What could I do to at least let it ring for say 119 seconds then have it roll over to an available line?
This would minimize the "Per Minute" inbound DID routing charge for just listening to a ring tone.

They have a hunt list now that eats up $20 - $30 a day from people waiting to 'maybe' join into the talk show. I have tried "unlimited" inbound providers plans but the popularity of the morning show host chokes the providers system to a point of failure. Per minute seems to be the only way to limit the paths to my system.

any solutions would be appreciated,

(Phone Phreak) Greg

Submitted by eeman on Sat, 08/20/2011 Permalink

Im going to make a few assumptions.. like you are feeding the radio station booth with analog service off an Adtran 908 or something similar.

- Point the DID directly to your huntlist so that other scripts do not execute an Answer on the call.
- create several "Device Based Ring Group" in your hunt list
- for each one assign a different channel on your Adtran that corresponds to lines 1 - 6
- for each one give the timeout period 120 and make sure 'i' is in the options
- for your final step, where it says "Destination on no-answer" execute a custom script that hangs up the call.

for your custom script it's a simple 2 liner, call it something like 'return-busy'
exten => s,1,NoOp(Sending Busy signal to carrier)
exten => s,n,Hangup(17)

This will work better than playing a Busy application since Busy will keep the caller connected to your system while they listen to the busy tones, a Hangup(17) will send the applicable channel message to indicate busy (in sip its 486 "Busy Here") to your provider, who then passes that signal back off to the original caller. The original caller's PBX will then play the busy tones locally avoiding that long connection time.

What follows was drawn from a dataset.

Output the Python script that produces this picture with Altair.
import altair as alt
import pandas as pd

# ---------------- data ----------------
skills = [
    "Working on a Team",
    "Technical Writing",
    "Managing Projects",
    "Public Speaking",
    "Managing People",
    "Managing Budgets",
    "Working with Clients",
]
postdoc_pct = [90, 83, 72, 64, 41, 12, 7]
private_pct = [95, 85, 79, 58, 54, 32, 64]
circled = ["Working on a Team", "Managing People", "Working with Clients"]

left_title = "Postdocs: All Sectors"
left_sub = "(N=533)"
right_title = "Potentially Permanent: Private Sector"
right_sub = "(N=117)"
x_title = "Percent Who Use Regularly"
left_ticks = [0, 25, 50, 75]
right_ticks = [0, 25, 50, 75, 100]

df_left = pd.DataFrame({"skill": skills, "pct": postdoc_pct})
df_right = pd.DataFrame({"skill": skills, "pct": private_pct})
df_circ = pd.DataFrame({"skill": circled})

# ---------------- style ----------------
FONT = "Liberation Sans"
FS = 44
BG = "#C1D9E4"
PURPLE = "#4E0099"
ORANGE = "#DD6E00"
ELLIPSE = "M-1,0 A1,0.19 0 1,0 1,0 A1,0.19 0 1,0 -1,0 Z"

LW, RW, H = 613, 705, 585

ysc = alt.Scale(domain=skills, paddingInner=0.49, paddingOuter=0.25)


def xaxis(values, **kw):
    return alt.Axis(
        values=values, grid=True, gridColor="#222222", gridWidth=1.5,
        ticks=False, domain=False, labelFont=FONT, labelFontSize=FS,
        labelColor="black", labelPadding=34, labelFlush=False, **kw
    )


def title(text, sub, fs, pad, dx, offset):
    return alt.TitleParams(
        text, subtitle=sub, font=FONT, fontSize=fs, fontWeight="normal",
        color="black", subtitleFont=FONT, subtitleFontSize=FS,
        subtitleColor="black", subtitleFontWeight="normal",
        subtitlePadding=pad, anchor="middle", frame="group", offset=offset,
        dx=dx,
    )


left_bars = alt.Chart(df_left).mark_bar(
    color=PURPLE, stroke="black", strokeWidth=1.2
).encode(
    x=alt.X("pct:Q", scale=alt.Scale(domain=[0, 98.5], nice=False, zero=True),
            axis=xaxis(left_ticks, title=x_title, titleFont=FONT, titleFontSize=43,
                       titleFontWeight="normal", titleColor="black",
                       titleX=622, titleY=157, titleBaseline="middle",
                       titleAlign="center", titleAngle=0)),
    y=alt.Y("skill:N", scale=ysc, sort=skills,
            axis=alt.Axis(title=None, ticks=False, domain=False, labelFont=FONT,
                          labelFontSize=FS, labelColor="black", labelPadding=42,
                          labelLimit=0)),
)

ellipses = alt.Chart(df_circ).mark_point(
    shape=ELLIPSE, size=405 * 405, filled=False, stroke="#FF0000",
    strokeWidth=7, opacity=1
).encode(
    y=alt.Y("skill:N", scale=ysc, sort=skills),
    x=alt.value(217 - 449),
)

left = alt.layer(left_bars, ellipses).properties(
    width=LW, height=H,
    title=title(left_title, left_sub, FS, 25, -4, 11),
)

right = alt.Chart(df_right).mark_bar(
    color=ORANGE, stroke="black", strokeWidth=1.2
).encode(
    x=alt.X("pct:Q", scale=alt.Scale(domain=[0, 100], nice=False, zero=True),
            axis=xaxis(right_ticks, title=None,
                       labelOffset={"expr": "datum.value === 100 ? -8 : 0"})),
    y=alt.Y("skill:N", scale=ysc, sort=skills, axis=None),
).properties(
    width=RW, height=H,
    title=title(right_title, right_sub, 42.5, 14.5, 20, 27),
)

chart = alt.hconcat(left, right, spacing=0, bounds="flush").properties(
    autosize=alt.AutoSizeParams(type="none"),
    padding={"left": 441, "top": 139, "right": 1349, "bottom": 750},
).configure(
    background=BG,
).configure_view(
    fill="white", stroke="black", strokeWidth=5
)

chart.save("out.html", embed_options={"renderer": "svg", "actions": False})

I forgot to mention that on the Adtran or whatever it is you need to disable call waiting so the call count is limited to 1 per channel/line

Submitted by gregshap on Tue, 08/23/2011 Permalink

Thanks Erik,

this seems to have done the trick.

The only difference here is that they don't have an analog device but a new VOIP on-air phone system that takes lines directly in by registering as SIP. It is called a phonebox if you want to look it up at:
http://www.bionics.co.uk/broadcastsoftware/phonebox/phoneboxsolo.aspx

I still followed your suggestion and it worked great.